Management and leadership degree offers students signature learning experience

Engagement. Skill development. Personal growth. Networking. These are just some of the benefits students get out of signature learning experiences like the Honours Bachelor of Business Administration (Management and Leadership) degree’s Emerge extracurricular.  

Emerge is the creation of Dr. Brenda Marshall, a faculty member in the degree program and an executive coach, researcher and public speaker.

We spoke with Dr. Marshall about how the Emerge extracurricular helps students develop skills that are highly valued by employers, challenges them to step outside their comfort zone and take risks, prepares them for success in their future careers and lives, and connects theory with practice.

Dr. Brenda Marshall, professor, Honours Bachelor of Business Administration (Management and Leadership) headshot she's wearing a light blue sweater and green scarf

Tell us more about the Emerge leadership extracurricular and what it offers students.

Emerge is a signature learning experience for students who want to learn more about – and improve – their management and leadership skills. The format is designed so that students develop relationships with each other; it’s kind of like having your own board of directors. My goal as a facilitator is to foster cohesion for the group, bring a current topic related to leadership every week, and hopefully model some interesting team-building approaches.

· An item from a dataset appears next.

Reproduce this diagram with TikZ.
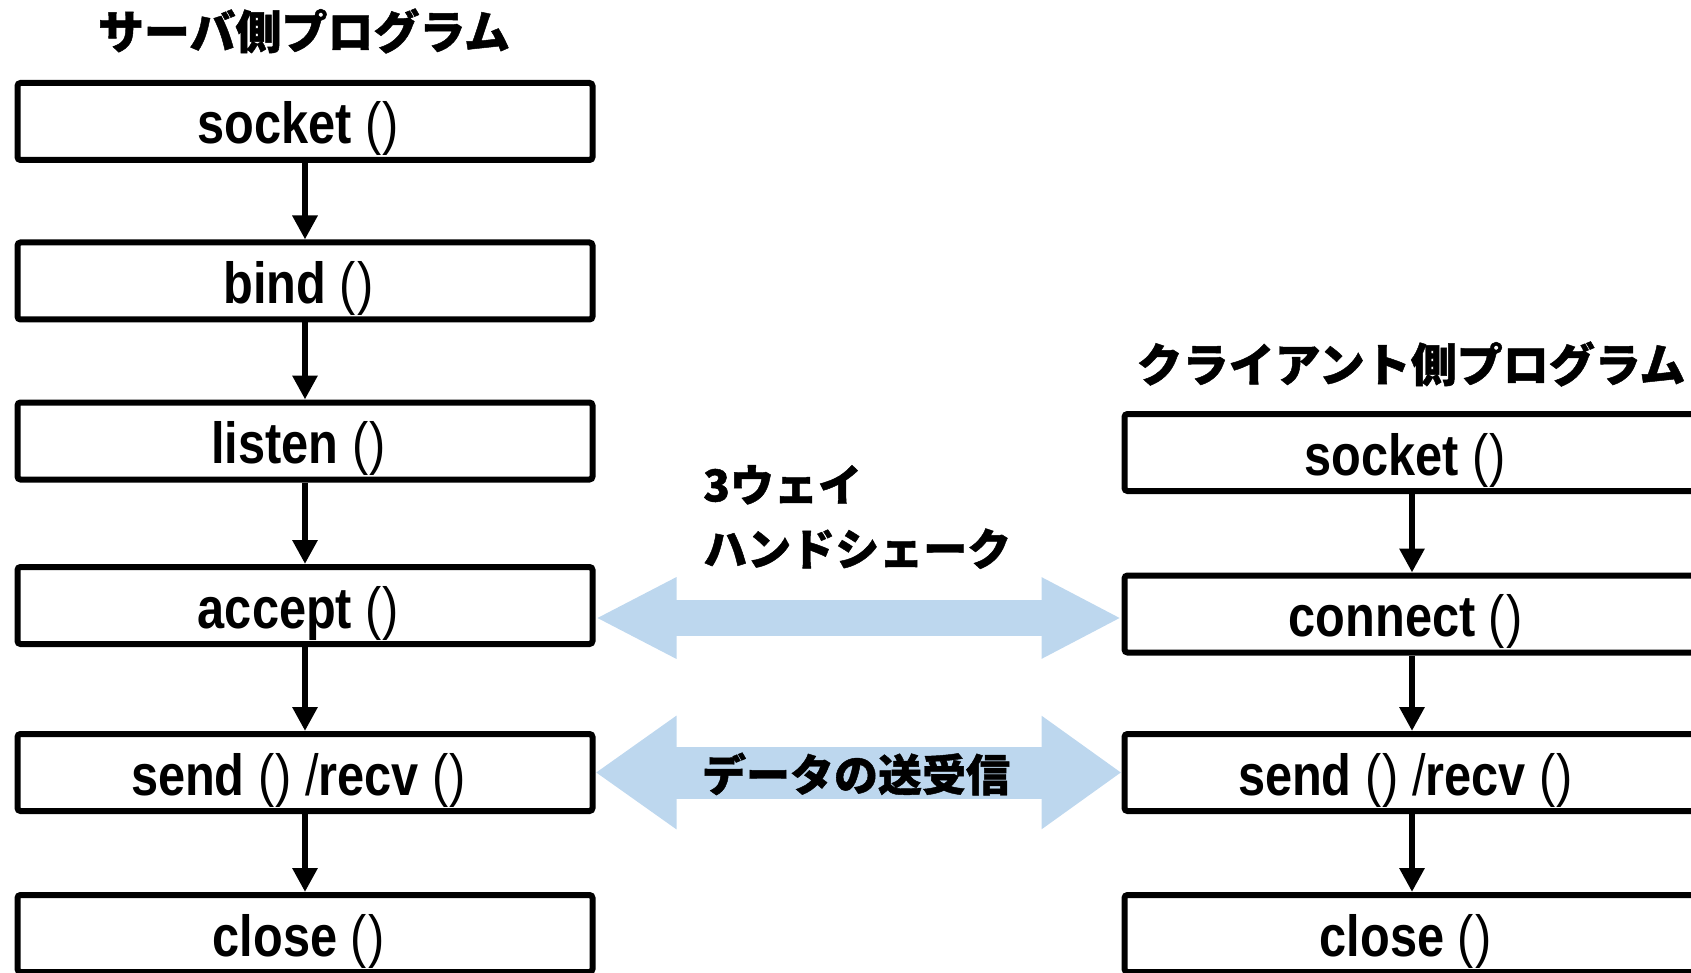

Why did you want to offer this extracurricular for your students?

The purpose of the extracurricular is two-fold: 1. It offers unbiased accounts of students’ leadership skills, and 2. The students take that data and turn it into a plan (how they plan to improve their skillset). I love that the process allows me to be creative in how we approach the topic of leadership and gives students access to information they would otherwise not be involved with or party to; it mirrors the process I used to employ with my corporate clients. I wanted students to have an experience just like they’d have in the workplace.

How did you adapt this program – which you use in developing like programs for corporations – for students?

It didn’t really change much. I have a consulting background and have used similar coaching approaches with leaders in Fortune 500 companies. The 360 tool we use to gather data about each student’s approach to leadership is the same one used in corporations around the world. I create mini workshops on topics I believe will resonate, and that’s what we focus on each week.

What benefits do you think students will get out of the extracurricular?

Students had to commit to coming to all five sessions, and we held them on Saturdays so that they would be free of the busyness of the school week. There was an application process, so these students really want to be here and engage with each other. It’s a huge leap of faith for everyone involved to participate, but I know all of them are so glad they did!

Extracurriculars build on student learning

Laura Moote, an Honours Bachelor of Business Administration (Management and Leadership) degree student and Emerge participant, says the experience has allowed her to explore ideas and put them into action.

Being able to interact and engage with my peers and professors has helped me build a network and my own competencies. It’s really enhanced my leadership skills and improved my confidence in my abilities.   

Classmate Avery Perrier adds that the experience provides a deeper understanding of the type of leadership style she wants to use when she’s in the workforce.

“Knowing what my leadership traits are is important so I can adapt to the different types of people I’ll eventually lead. Seeing how every aspect of business informs others is interesting and truly beneficial.”